# MATERIAL FOR THE TASK
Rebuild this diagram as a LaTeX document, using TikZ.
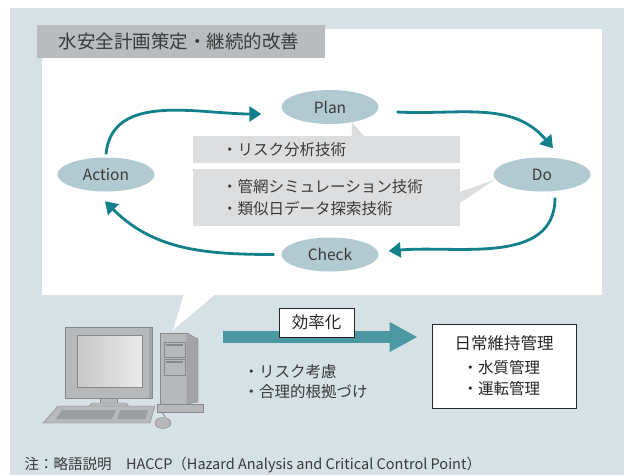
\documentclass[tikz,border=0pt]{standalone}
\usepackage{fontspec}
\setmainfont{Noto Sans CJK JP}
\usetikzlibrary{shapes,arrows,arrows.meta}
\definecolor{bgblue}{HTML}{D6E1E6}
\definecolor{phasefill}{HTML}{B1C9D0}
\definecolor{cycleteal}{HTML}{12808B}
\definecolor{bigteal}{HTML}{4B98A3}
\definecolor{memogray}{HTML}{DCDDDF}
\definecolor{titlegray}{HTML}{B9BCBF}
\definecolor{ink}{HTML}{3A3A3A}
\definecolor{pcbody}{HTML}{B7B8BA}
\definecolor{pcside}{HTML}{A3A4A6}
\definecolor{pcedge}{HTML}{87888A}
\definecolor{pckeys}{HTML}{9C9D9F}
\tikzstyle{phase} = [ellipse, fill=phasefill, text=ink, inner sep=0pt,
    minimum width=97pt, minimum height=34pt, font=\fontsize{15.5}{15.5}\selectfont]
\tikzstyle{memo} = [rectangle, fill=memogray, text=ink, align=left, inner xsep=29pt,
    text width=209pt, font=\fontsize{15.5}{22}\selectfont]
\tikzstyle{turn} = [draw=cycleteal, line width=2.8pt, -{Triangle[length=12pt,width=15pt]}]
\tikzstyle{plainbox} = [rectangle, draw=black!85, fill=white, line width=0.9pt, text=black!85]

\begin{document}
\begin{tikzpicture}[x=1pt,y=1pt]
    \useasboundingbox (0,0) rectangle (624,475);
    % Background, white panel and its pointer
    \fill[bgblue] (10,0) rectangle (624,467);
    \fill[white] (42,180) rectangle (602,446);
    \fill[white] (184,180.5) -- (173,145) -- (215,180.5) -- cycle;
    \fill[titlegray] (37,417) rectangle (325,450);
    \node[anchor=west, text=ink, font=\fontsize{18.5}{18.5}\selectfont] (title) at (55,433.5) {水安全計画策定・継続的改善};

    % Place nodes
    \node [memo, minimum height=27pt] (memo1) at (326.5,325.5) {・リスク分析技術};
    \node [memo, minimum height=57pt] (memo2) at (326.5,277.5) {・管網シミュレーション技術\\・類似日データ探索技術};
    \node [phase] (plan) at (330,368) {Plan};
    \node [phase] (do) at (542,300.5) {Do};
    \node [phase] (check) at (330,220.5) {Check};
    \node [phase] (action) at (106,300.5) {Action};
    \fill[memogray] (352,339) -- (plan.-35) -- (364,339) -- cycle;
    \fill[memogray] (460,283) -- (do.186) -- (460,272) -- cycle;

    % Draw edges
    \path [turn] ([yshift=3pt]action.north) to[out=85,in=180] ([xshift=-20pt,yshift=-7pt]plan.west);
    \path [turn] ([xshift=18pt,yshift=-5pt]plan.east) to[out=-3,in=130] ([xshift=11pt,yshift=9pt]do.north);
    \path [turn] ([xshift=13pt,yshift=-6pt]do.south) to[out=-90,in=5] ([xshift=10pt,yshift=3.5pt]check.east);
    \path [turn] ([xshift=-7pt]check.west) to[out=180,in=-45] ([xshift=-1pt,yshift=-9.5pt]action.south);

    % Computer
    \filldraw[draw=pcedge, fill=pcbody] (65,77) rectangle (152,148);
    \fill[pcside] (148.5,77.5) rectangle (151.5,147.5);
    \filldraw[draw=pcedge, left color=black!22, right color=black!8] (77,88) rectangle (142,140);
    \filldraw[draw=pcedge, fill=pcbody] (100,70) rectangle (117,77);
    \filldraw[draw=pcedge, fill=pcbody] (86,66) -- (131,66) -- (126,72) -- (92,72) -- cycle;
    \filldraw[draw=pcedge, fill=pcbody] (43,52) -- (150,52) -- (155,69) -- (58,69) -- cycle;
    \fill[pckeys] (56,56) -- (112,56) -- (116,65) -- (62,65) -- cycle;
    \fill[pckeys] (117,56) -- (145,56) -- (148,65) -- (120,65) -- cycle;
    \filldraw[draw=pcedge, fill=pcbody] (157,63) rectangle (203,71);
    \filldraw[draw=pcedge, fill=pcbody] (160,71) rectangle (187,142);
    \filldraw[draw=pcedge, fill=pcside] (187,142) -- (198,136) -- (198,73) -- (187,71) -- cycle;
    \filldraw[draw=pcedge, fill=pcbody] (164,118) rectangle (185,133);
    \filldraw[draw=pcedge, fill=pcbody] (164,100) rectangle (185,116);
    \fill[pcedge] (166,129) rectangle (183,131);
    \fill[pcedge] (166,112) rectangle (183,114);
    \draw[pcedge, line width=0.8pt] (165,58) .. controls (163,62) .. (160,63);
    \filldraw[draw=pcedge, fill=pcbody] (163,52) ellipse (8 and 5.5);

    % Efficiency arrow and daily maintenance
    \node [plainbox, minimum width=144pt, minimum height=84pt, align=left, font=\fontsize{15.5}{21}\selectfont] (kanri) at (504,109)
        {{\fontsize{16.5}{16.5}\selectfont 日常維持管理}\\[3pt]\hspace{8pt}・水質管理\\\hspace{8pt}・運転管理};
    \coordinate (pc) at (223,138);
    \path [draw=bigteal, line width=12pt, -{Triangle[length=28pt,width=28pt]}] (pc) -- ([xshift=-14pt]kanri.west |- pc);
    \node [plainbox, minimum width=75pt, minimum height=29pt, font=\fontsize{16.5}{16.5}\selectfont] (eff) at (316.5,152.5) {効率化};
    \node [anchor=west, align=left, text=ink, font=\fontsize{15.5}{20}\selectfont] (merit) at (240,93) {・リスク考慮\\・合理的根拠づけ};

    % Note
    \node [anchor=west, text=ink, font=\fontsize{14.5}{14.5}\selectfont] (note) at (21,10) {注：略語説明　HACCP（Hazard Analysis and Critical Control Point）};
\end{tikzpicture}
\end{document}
* * *
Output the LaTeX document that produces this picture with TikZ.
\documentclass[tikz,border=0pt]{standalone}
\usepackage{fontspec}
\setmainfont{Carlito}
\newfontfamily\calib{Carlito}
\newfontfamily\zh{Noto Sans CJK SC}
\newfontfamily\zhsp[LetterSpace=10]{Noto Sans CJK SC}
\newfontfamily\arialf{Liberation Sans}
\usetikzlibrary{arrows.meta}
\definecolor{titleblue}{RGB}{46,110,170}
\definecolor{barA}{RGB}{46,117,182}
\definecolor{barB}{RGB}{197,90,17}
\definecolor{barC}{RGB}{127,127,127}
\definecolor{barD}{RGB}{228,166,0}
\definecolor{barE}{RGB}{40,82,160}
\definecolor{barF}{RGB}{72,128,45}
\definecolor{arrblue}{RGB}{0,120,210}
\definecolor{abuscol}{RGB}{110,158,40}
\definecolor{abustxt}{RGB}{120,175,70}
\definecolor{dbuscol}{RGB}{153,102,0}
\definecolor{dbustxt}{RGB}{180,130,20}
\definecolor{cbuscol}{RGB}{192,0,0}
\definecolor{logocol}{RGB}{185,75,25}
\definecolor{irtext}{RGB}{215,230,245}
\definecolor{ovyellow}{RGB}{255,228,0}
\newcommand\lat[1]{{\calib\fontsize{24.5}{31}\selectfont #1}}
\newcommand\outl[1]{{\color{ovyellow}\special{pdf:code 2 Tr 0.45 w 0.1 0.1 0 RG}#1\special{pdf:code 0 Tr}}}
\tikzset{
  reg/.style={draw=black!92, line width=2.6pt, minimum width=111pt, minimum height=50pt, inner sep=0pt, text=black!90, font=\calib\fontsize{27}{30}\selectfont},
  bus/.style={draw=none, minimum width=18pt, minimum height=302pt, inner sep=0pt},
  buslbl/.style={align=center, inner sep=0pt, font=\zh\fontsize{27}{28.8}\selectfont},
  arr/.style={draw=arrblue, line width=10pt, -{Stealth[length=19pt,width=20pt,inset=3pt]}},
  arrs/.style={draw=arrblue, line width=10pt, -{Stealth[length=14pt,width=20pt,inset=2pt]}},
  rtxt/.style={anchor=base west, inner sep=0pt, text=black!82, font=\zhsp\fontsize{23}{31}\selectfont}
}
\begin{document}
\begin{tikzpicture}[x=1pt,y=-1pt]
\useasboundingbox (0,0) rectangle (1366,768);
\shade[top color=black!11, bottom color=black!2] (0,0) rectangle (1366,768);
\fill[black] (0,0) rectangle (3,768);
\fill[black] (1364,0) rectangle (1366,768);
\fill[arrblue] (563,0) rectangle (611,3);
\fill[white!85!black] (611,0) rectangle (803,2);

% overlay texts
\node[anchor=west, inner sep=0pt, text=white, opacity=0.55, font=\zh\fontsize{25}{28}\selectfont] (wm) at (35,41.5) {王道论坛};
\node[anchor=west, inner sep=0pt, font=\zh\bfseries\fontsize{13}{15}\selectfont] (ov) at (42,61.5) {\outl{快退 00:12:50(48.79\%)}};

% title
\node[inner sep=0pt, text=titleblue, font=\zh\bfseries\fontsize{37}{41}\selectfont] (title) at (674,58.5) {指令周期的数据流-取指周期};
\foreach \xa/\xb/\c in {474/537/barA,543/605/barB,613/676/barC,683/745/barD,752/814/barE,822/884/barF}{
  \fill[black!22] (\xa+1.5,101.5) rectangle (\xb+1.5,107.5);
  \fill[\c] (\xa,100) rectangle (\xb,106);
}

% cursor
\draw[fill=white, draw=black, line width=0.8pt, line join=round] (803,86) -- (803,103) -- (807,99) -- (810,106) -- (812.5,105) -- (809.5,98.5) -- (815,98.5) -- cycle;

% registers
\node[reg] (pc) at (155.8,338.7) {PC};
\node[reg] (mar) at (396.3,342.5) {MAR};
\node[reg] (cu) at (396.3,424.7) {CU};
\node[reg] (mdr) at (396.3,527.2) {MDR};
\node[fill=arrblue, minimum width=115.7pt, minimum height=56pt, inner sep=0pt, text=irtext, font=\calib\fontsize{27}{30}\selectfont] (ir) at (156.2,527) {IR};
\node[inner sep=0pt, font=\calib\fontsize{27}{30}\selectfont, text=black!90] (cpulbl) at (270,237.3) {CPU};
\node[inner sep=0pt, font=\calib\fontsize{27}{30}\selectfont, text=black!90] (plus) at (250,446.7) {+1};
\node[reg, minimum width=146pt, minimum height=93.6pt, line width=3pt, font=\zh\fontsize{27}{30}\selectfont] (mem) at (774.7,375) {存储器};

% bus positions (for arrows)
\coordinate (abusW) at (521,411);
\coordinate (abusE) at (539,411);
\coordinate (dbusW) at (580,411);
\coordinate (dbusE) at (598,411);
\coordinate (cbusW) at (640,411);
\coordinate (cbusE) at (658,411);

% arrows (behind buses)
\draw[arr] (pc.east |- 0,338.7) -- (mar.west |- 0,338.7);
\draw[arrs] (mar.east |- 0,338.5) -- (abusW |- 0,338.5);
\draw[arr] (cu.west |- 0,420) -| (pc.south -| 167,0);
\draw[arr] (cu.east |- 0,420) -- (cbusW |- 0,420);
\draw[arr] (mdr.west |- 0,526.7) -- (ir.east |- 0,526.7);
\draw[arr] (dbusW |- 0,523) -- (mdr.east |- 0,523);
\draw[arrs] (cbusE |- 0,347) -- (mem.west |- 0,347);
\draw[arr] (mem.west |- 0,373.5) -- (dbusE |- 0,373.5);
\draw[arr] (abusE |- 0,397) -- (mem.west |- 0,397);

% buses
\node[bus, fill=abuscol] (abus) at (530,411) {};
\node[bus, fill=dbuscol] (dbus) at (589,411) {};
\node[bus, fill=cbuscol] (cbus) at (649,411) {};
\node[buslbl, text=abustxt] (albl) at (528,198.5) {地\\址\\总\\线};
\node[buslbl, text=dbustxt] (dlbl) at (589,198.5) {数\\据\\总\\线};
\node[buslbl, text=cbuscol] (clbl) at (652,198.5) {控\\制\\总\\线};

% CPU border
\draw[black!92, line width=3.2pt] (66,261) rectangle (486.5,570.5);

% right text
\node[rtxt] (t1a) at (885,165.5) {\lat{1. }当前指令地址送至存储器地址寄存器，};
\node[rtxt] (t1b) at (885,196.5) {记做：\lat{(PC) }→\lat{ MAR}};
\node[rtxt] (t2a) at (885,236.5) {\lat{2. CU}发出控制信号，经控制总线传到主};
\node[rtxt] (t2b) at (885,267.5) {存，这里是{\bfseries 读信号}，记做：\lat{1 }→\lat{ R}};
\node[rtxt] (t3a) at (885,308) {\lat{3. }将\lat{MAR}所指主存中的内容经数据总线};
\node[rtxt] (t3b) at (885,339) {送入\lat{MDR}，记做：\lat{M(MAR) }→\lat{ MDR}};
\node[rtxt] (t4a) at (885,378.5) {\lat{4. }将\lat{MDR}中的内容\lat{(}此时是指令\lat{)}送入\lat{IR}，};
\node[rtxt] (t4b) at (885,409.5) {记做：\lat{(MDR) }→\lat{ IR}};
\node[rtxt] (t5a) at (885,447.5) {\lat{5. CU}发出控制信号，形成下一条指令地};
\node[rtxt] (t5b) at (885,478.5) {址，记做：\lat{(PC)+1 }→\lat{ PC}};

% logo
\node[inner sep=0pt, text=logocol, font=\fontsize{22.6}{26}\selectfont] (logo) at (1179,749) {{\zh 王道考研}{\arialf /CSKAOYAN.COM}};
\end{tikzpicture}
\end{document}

# DO THIS
Retype only the lines above from the one with "Rebuild this diagram" through the one with "line width=0.9pt, text=black!85]", exactly and with both ends. Images stay out.

# RESULT BELOW
Rebuild this diagram as a LaTeX document, using TikZ.
\documentclass[tikz,border=0pt]{standalone}
\usepackage{fontspec}
\setmainfont{Noto Sans CJK JP}
\usetikzlibrary{shapes,arrows,arrows.meta}
\definecolor{bgblue}{HTML}{D6E1E6}
\definecolor{phasefill}{HTML}{B1C9D0}
\definecolor{cycleteal}{HTML}{12808B}
\definecolor{bigteal}{HTML}{4B98A3}
\definecolor{memogray}{HTML}{DCDDDF}
\definecolor{titlegray}{HTML}{B9BCBF}
\definecolor{ink}{HTML}{3A3A3A}
\definecolor{pcbody}{HTML}{B7B8BA}
\definecolor{pcside}{HTML}{A3A4A6}
\definecolor{pcedge}{HTML}{87888A}
\definecolor{pckeys}{HTML}{9C9D9F}
\tikzstyle{phase} = [ellipse, fill=phasefill, text=ink, inner sep=0pt,
    minimum width=97pt, minimum height=34pt, font=\fontsize{15.5}{15.5}\selectfont]
\tikzstyle{memo} = [rectangle, fill=memogray, text=ink, align=left, inner xsep=29pt,
    text width=209pt, font=\fontsize{15.5}{22}\selectfont]
\tikzstyle{turn} = [draw=cycleteal, line width=2.8pt, -{Triangle[length=12pt,width=15pt]}]
\tikzstyle{plainbox} = [rectangle, draw=black!85, fill=white, line width=0.9pt, text=black!85]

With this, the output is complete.